Your objective:
In the copy, include every entry exactly but none of the pictures.
+ + +
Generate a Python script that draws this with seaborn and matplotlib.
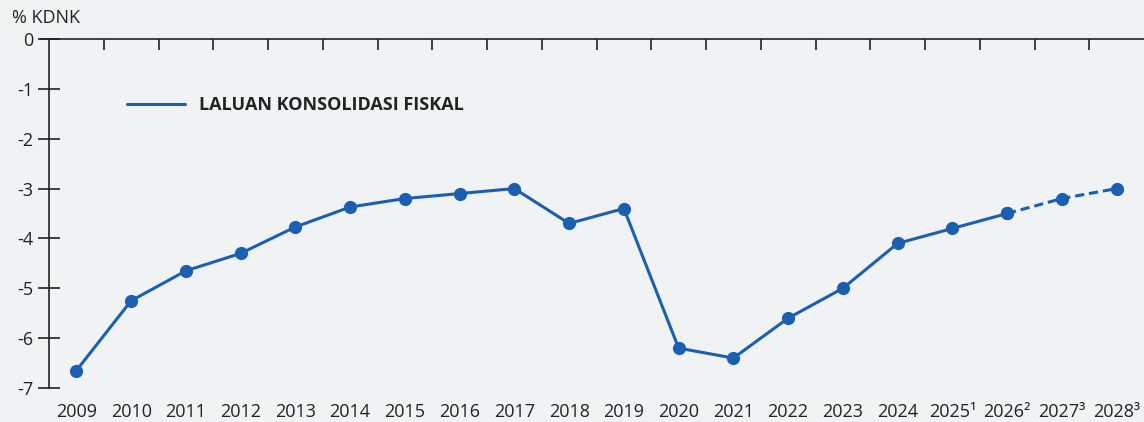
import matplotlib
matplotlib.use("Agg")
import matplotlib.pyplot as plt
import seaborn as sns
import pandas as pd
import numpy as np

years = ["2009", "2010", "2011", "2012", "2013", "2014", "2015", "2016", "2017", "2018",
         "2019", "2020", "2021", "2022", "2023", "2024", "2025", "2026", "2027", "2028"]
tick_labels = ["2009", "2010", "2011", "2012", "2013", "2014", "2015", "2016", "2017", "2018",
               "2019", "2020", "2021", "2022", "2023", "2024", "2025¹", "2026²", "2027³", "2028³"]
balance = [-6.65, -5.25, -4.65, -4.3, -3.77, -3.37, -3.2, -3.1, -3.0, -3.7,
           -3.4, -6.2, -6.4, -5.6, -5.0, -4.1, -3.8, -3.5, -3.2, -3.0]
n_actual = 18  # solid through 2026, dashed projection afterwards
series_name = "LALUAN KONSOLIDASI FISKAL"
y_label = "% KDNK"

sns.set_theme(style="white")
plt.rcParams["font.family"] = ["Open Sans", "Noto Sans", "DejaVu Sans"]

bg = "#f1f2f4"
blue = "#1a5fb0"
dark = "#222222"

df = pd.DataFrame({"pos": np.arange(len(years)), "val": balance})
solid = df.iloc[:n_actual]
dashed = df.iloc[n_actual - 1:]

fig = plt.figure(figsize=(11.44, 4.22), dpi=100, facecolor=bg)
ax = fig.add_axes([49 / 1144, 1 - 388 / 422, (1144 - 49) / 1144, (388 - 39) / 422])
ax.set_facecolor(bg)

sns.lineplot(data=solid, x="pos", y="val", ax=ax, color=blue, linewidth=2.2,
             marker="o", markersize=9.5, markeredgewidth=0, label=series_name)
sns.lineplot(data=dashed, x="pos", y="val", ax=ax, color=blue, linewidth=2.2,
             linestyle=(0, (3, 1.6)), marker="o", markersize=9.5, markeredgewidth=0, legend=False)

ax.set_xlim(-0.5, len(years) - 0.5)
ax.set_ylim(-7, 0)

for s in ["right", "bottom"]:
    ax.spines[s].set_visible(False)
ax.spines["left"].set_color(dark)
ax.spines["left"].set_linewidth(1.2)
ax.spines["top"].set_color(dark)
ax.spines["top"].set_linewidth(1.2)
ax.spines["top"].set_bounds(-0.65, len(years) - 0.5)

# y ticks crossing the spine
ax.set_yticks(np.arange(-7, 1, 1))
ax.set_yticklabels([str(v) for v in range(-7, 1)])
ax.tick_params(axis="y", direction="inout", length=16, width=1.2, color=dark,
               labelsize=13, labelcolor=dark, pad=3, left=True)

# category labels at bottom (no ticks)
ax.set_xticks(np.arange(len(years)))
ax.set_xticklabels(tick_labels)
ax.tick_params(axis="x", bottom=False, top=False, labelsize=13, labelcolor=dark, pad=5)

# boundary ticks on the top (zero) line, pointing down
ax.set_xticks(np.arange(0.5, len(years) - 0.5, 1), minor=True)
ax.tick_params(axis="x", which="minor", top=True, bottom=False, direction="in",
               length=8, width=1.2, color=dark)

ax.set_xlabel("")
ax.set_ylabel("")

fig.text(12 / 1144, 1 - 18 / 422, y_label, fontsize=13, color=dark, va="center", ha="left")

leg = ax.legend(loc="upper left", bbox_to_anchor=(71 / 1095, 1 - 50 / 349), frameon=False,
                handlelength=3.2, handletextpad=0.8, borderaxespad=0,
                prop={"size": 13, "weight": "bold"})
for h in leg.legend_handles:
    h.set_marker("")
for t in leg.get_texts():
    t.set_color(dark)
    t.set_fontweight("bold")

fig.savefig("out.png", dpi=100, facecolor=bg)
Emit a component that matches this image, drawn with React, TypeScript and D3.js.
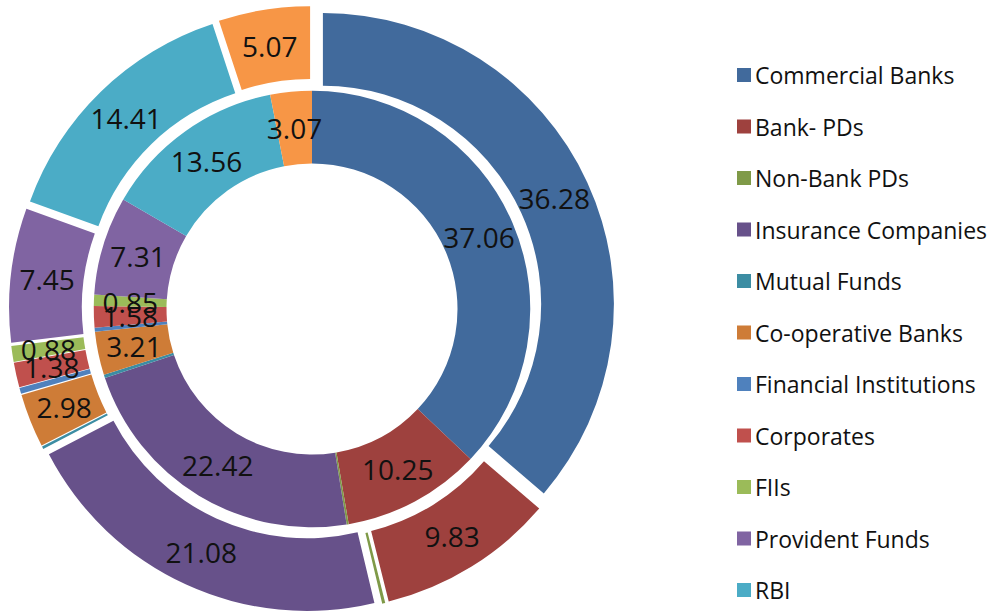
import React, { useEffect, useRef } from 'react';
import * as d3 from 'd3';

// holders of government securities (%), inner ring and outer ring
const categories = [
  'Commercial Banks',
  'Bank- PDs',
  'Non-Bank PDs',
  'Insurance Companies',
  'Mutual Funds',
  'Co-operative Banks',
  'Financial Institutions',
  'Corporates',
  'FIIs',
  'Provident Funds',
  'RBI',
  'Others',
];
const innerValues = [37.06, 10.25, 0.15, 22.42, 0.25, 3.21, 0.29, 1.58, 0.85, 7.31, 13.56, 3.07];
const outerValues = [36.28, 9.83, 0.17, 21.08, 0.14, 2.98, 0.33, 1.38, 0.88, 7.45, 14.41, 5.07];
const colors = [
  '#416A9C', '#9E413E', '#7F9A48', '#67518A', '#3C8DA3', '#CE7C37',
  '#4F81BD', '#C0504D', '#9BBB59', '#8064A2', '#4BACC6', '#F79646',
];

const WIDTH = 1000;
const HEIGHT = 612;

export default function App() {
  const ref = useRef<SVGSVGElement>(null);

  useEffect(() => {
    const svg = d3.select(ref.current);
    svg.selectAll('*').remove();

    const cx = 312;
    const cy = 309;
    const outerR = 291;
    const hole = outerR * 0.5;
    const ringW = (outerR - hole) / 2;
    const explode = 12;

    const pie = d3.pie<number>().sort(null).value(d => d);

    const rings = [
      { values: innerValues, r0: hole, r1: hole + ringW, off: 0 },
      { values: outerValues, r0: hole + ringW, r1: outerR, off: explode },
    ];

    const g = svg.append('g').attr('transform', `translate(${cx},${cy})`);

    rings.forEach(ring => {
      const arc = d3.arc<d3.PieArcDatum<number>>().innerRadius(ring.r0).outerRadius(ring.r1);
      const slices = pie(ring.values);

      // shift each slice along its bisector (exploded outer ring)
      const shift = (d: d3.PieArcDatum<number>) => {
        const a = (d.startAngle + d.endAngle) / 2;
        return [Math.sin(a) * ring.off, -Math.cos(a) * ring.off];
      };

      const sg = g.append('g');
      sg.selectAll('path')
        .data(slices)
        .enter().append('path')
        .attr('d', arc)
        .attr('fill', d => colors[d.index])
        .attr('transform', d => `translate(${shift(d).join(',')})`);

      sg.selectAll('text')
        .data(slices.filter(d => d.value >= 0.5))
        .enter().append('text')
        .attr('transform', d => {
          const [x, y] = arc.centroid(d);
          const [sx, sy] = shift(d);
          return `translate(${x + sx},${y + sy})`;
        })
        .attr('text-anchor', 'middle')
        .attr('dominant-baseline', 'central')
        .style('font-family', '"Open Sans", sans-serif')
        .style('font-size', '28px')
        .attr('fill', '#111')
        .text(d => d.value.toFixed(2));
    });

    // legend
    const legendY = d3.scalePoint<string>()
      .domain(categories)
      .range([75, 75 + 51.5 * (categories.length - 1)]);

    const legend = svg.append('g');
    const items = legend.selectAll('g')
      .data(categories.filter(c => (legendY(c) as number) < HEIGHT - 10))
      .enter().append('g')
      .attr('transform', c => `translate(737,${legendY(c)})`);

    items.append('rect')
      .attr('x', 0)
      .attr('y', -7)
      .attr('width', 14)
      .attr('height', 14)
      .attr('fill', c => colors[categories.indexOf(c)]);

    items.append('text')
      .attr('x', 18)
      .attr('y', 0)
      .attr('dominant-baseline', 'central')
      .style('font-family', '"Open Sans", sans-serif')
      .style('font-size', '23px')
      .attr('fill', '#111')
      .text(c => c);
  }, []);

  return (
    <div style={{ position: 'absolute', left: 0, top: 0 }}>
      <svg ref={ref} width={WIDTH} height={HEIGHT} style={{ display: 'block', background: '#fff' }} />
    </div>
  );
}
+ + +
Response to this task:
Generate a Python script that draws this with seaborn and matplotlib.
import matplotlib
matplotlib.use("Agg")
import matplotlib.pyplot as plt
import seaborn as sns
import pandas as pd
import numpy as np

years = ["2009", "2010", "2011", "2012", "2013", "2014", "2015", "2016", "2017", "2018",
         "2019", "2020", "2021", "2022", "2023", "2024", "2025", "2026", "2027", "2028"]
tick_labels = ["2009", "2010", "2011", "2012", "2013", "2014", "2015", "2016", "2017", "2018",
               "2019", "2020", "2021", "2022", "2023", "2024", "2025¹", "2026²", "2027³", "2028³"]
balance = [-6.65, -5.25, -4.65, -4.3, -3.77, -3.37, -3.2, -3.1, -3.0, -3.7,
           -3.4, -6.2, -6.4, -5.6, -5.0, -4.1, -3.8, -3.5, -3.2, -3.0]
n_actual = 18  # solid through 2026, dashed projection afterwards
series_name = "LALUAN KONSOLIDASI FISKAL"
y_label = "% KDNK"

sns.set_theme(style="white")
plt.rcParams["font.family"] = ["Open Sans", "Noto Sans", "DejaVu Sans"]

bg = "#f1f2f4"
blue = "#1a5fb0"
dark = "#222222"

df = pd.DataFrame({"pos": np.arange(len(years)), "val": balance})
solid = df.iloc[:n_actual]
dashed = df.iloc[n_actual - 1:]

fig = plt.figure(figsize=(11.44, 4.22), dpi=100, facecolor=bg)
ax = fig.add_axes([49 / 1144, 1 - 388 / 422, (1144 - 49) / 1144, (388 - 39) / 422])
ax.set_facecolor(bg)

sns.lineplot(data=solid, x="pos", y="val", ax=ax, color=blue, linewidth=2.2,
             marker="o", markersize=9.5, markeredgewidth=0, label=series_name)
sns.lineplot(data=dashed, x="pos", y="val", ax=ax, color=blue, linewidth=2.2,
             linestyle=(0, (3, 1.6)), marker="o", markersize=9.5, markeredgewidth=0, legend=False)

ax.set_xlim(-0.5, len(years) - 0.5)
ax.set_ylim(-7, 0)

for s in ["right", "bottom"]:
    ax.spines[s].set_visible(False)
ax.spines["left"].set_color(dark)
ax.spines["left"].set_linewidth(1.2)
ax.spines["top"].set_color(dark)
ax.spines["top"].set_linewidth(1.2)
ax.spines["top"].set_bounds(-0.65, len(years) - 0.5)

# y ticks crossing the spine
ax.set_yticks(np.arange(-7, 1, 1))
ax.set_yticklabels([str(v) for v in range(-7, 1)])
ax.tick_params(axis="y", direction="inout", length=16, width=1.2, color=dark,
               labelsize=13, labelcolor=dark, pad=3, left=True)

# category labels at bottom (no ticks)
ax.set_xticks(np.arange(len(years)))
ax.set_xticklabels(tick_labels)
ax.tick_params(axis="x", bottom=False, top=False, labelsize=13, labelcolor=dark, pad=5)

# boundary ticks on the top (zero) line, pointing down
ax.set_xticks(np.arange(0.5, len(years) - 0.5, 1), minor=True)
ax.tick_params(axis="x", which="minor", top=True, bottom=False, direction="in",
               length=8, width=1.2, color=dark)

ax.set_xlabel("")
ax.set_ylabel("")

fig.text(12 / 1144, 1 - 18 / 422, y_label, fontsize=13, color=dark, va="center", ha="left")

leg = ax.legend(loc="upper left", bbox_to_anchor=(71 / 1095, 1 - 50 / 349), frameon=False,
                handlelength=3.2, handletextpad=0.8, borderaxespad=0,
                prop={"size": 13, "weight": "bold"})
for h in leg.legend_handles:
    h.set_marker("")
for t in leg.get_texts():
    t.set_color(dark)
    t.set_fontweight("bold")

fig.savefig("out.png", dpi=100, facecolor=bg)
Emit a component that matches this image, drawn with React, TypeScript and D3.js.
import React, { useEffect, useRef } from 'react';
import * as d3 from 'd3';

// holders of government securities (%), inner ring and outer ring
const categories = [
  'Commercial Banks',
  'Bank- PDs',
  'Non-Bank PDs',
  'Insurance Companies',
  'Mutual Funds',
  'Co-operative Banks',
  'Financial Institutions',
  'Corporates',
  'FIIs',
  'Provident Funds',
  'RBI',
  'Others',
];
const innerValues = [37.06, 10.25, 0.15, 22.42, 0.25, 3.21, 0.29, 1.58, 0.85, 7.31, 13.56, 3.07];
const outerValues = [36.28, 9.83, 0.17, 21.08, 0.14, 2.98, 0.33, 1.38, 0.88, 7.45, 14.41, 5.07];
const colors = [
  '#416A9C', '#9E413E', '#7F9A48', '#67518A', '#3C8DA3', '#CE7C37',
  '#4F81BD', '#C0504D', '#9BBB59', '#8064A2', '#4BACC6', '#F79646',
];

const WIDTH = 1000;
const HEIGHT = 612;

export default function App() {
  const ref = useRef<SVGSVGElement>(null);

  useEffect(() => {
    const svg = d3.select(ref.current);
    svg.selectAll('*').remove();

    const cx = 312;
    const cy = 309;
    const outerR = 291;
    const hole = outerR * 0.5;
    const ringW = (outerR - hole) / 2;
    const explode = 12;

    const pie = d3.pie<number>().sort(null).value(d => d);

    const rings = [
      { values: innerValues, r0: hole, r1: hole + ringW, off: 0 },
      { values: outerValues, r0: hole + ringW, r1: outerR, off: explode },
    ];

    const g = svg.append('g').attr('transform', `translate(${cx},${cy})`);

    rings.forEach(ring => {
      const arc = d3.arc<d3.PieArcDatum<number>>().innerRadius(ring.r0).outerRadius(ring.r1);
      const slices = pie(ring.values);

      // shift each slice along its bisector (exploded outer ring)
      const shift = (d: d3.PieArcDatum<number>) => {
        const a = (d.startAngle + d.endAngle) / 2;
        return [Math.sin(a) * ring.off, -Math.cos(a) * ring.off];
      };

      const sg = g.append('g');
      sg.selectAll('path')
        .data(slices)
        .enter().append('path')
        .attr('d', arc)
        .attr('fill', d => colors[d.index])
        .attr('transform', d => `translate(${shift(d).join(',')})`);

      sg.selectAll('text')
        .data(slices.filter(d => d.value >= 0.5))
        .enter().append('text')
        .attr('transform', d => {
          const [x, y] = arc.centroid(d);
          const [sx, sy] = shift(d);
          return `translate(${x + sx},${y + sy})`;
        })
        .attr('text-anchor', 'middle')
        .attr('dominant-baseline', 'central')
        .style('font-family', '"Open Sans", sans-serif')
        .style('font-size', '28px')
        .attr('fill', '#111')
        .text(d => d.value.toFixed(2));
    });

    // legend
    const legendY = d3.scalePoint<string>()
      .domain(categories)
      .range([75, 75 + 51.5 * (categories.length - 1)]);

    const legend = svg.append('g');
    const items = legend.selectAll('g')
      .data(categories.filter(c => (legendY(c) as number) < HEIGHT - 10))
      .enter().append('g')
      .attr('transform', c => `translate(737,${legendY(c)})`);

    items.append('rect')
      .attr('x', 0)
      .attr('y', -7)
      .attr('width', 14)
      .attr('height', 14)
      .attr('fill', c => colors[categories.indexOf(c)]);

    items.append('text')
      .attr('x', 18)
      .attr('y', 0)
      .attr('dominant-baseline', 'central')
      .style('font-family', '"Open Sans", sans-serif')
      .style('font-size', '23px')
      .attr('fill', '#111')
      .text(c => c);
  }, []);

  return (
    <div style={{ position: 'absolute', left: 0, top: 0 }}>
      <svg ref={ref} width={WIDTH} height={HEIGHT} style={{ display: 'block', background: '#fff' }} />
    </div>
  );
}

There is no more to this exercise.